We were to transport bulldozers by landing craft probably 35 to 40 miles up the east coast. Someone had the wrong information about our destination and on the first trip we proceeded south around the island and then north on the west side of the island. We came in for a landing right past le-shima island where the Ernie Pyle memorial is. We landed on the west side on a nice beach that turned out to be an R&R location for officers. It was near the present site of Okuma Beach which now looks like a pretty nice place.
Turns out we were on the wrong side of the island and the landing craft had departed and it was evening. The next day the LCU had returned but a storm had moved in and the tide was out so when they tried to land they messed up the props and rudder. They could still operate but with difficulty. When they finally came in and we got loaded the plan was to go around the northern tip and land at Ada. The waves were so high that they were breaking over the front of that flat bottomed craft and a Naval ship was called to escort us as they feared we might lose it. Finally we got around the northern tip and the craft was so beat that they decided to return to the original port for repairs.
After two weeks we tried again and what was a three day trip before was completed in about four hours.

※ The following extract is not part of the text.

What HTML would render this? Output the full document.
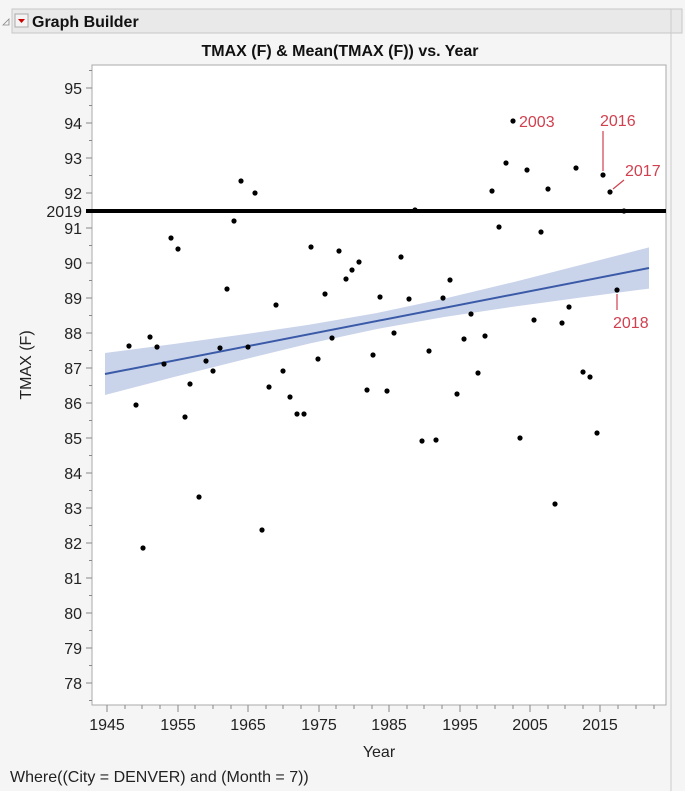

After we landed we ran the tractors along the side of the river bed until we were able to get out and on the road. These pictures were taken at a later time when we returned to the village to improve the road out of the valley. They only had land access when it was dry. In the Ada Valley picture the road we improved is on the right. When we hit shale while making deeper cuts we were able to use that to line the roads. The soil is reddish clay and extremely slippery when wet. We made our camp inland several miles in the middle of nowhere. Our mission was two-fold. Initially, we made rough roads through the hills that were only negotiable by jeep when it was dry. These were primarily training areas. Then we improved some of the existing roads to give the local people better access to their village.
Initially we only had what we could carry on the bull dozers. We set up the tent and had c-rations and iodine tablets for the creek water.
In a few days some trucks arrived with the labor platoon and material to make tent decks. Eventually we had a mess tent, chapel, several 8 man tents and a water point about two miles away. There were showers there and that is where we could fill our water buffalos (Tank carts) with purified water. In the water point picture fore ground are the shacks where some Okinawa families lived, they did our laundry. Before the material arrived for the tent decks we had torrential rains and even with deep ditches around the tent we were getting flooded. We had our gear piled on one end of our cots and pulled the other ends together so we could sit there and play cards.